Daily life in the empire’s cities was a study in contrasts. The elite dined on lamb, fish, dates, and imported delicacies, reclining on carved furniture as musicians played lyres and flutes in courtyards scented with incense. Artisans and laborers lived in densely packed neighborhoods, their mudbrick houses clustered along narrow alleys. Archaeological evidence from domestic quarters reveals attention to hygiene and personal adornment, with cosmetic jars, combs, and bronze mirrors found even in modest homes. Law courts dispensed justice based on written codes, while scribes recorded the minutiae of contracts, marriages, inheritances, and business transactions. Public spaces buzzed with activity: the clang of hammers in workshops, the spinning of pottery wheels, the calls of children at play.

Yet, beneath the sheen of imperial glory, tensions simmered. The cost of constant warfare and monumental building projects placed immense strain on the treasury and the peasantry. The practice of forced resettlement bred resentment among conquered peoples, a fact reflected in letters and reports sent by provincial governors to the royal court, which frequently mention local unrest and the threat of rebellion. Shifts in administrative policy—such as the increasing reliance on provincial officials and military governors—had structural consequences, at times weakening the cohesion of the imperial center and creating opportunities for ambitious officials to challenge royal authority.

As the sun set over the palatial gardens of Nineveh, the empire stood at its zenith.

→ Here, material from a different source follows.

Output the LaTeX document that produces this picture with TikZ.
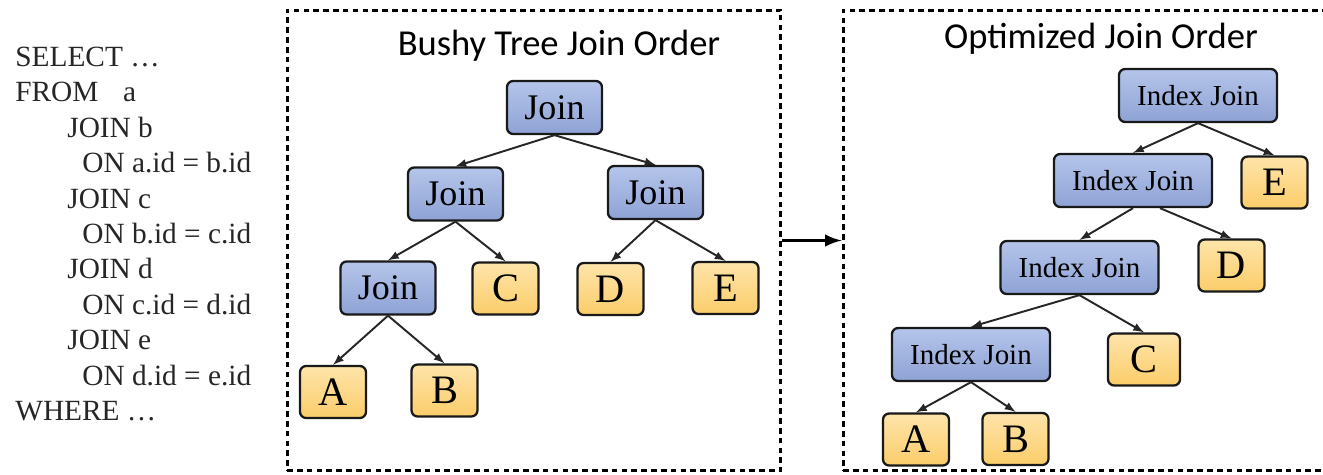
\documentclass[tikz,border=0pt]{standalone}
\usepackage{fontspec}
\setmainfont{Liberation Serif}
\newfontfamily\titlefont{Carlito}
\usetikzlibrary{arrows}

\definecolor{joinTop}{HTML}{B5C5EA}
\definecolor{joinBot}{HTML}{8EA2D5}
\definecolor{leafTop}{HTML}{FEE4AA}
\definecolor{leafBot}{HTML}{FBCD6A}

\tikzset{
    box/.style={draw=black!90, line width=1.3pt, rounded corners=3.5pt, inner sep=0pt, minimum height=1.06cm},
    joinbox/.style={box, top color=joinTop, bottom color=joinBot, minimum width=1.9cm, font=\fontsize{20.5}{24}\selectfont},
    idxbox/.style={box, top color=joinTop, bottom color=joinBot, minimum width=3.16cm, font=\fontsize{16.5}{20}\selectfont},
    leaf/.style={box, top color=leafTop, bottom color=leafBot, minimum width=1.32cm, minimum height=1.04cm, font=\fontsize{23}{26}\selectfont},
    edge/.style={-latex, line width=1.1pt, black!85},
    panel/.style={draw, line width=1.7pt, dash pattern=on 3.2pt off 2.4pt, inner sep=0pt},
    title/.style={font=\titlefont\fontsize{20.8}{24}\selectfont, anchor=base, inner sep=0pt},
    sqlline/.style={font=\fontsize{16.7}{20}\selectfont, anchor=base west, inner sep=0pt, text=black!85}
}

\begin{document}
\begin{tikzpicture}[x=0.02cm, y=-0.02cm]

\useasboundingbox (0,0) rectangle (1323,474);

% query text
\foreach \txt/\xx [count=\i from 0] in {{SELECT …}/15, {FROM\hspace{14pt}a}/15,
        {JOIN b}/67, {ON a.id = b.id}/82, {JOIN c}/67, {ON b.id = c.id}/82,
        {JOIN d}/67, {ON c.id = d.id}/82, {JOIN e}/67, {ON d.id = e.id}/82,
        {WHERE …}/15}
    \node[sqlline] (sql\i) at (\xx, {66.5+35.4*\i}) {\txt};

% panels
\node[panel, minimum width=9.88cm, minimum height=9.22cm] (panelL) at (534,240.5) {};
\node[panel, minimum width=9.78cm, minimum height=9.22cm] (panelR) at (1087.5,240.5) {};

\draw[-latex, line width=2.2pt] (panelL.east) -- (panelR.west);

\node[title] (titleL) at (559,55) {Bushy Tree Join Order};
\node[title] (titleR) at (1101,48) {Optimized Join Order};

% bushy tree
\node[joinbox] (j1) at (554.5,107.5) {Join};
\node[joinbox] (j2) at (455.5,194) {Join};
\node[joinbox] (j3) at (655.5,192.5) {Join};
\node[joinbox] (j4) at (388,288) {Join};

\node[leaf] (c1) at (505.5,288.5) {C};
\node[leaf] (d1) at (610.5,289) {D};
\node[leaf] (e1) at (725.5,288) {E};
\node[leaf] (a1) at (333,392) {A};
\node[leaf] (b1) at (444.5,390.5) {B};

\foreach \p/\c in {j1/j2, j1/j3, j2/j4, j2/c1, j3/d1, j3/e1, j4/a1, j4/b1}
    \draw[edge] (\p.south) -- (\c.north);

% optimized (left-deep) tree
\node[idxbox] (ij1) at (1198,95.5) {Index Join};
\node[idxbox] (ij2) at (1133,180.5) {Index Join};
\node[idxbox] (ij3) at (1079.5,267.5) {Index Join};
\node[idxbox] (ij4) at (971,354.5) {Index Join};

\node[leaf] (e2) at (1274.5,182.5) {E};
\node[leaf] (d2) at (1231.5,265.5) {D};
\node[leaf, minimum width=1.44cm] (c2) at (1144,359.5) {C};
\node[leaf] (a2) at (916,439.5) {A};
\node[leaf] (b2) at (1015.5,439) {B};

\foreach \p/\c in {ij1/ij2, ij1/e2, ij2/ij3, ij3/ij4, ij3/c2, ij4/a2, ij4/b2}
    \draw[edge] (\p.south) -- (\c.north);
\draw[edge] ([xshift=27*0.02cm]ij2.south) -- (d2.north);

\end{tikzpicture}
\end{document}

Its roads stretched from the Persian Gulf to the Mediterranean, its influence felt across continents. But in the very successes of Assyria—the relentless drive for expansion, the harnessing of diverse peoples, the accumulation of wealth and knowledge—lay the seeds of future challenges. The intricate machinery of empire demanded constant adaptation, and the strains of holding together such a vast and varied realm would soon test the limits of Assyrian power as the world beyond its borders began to shift in ways even the greatest kings could not foresee.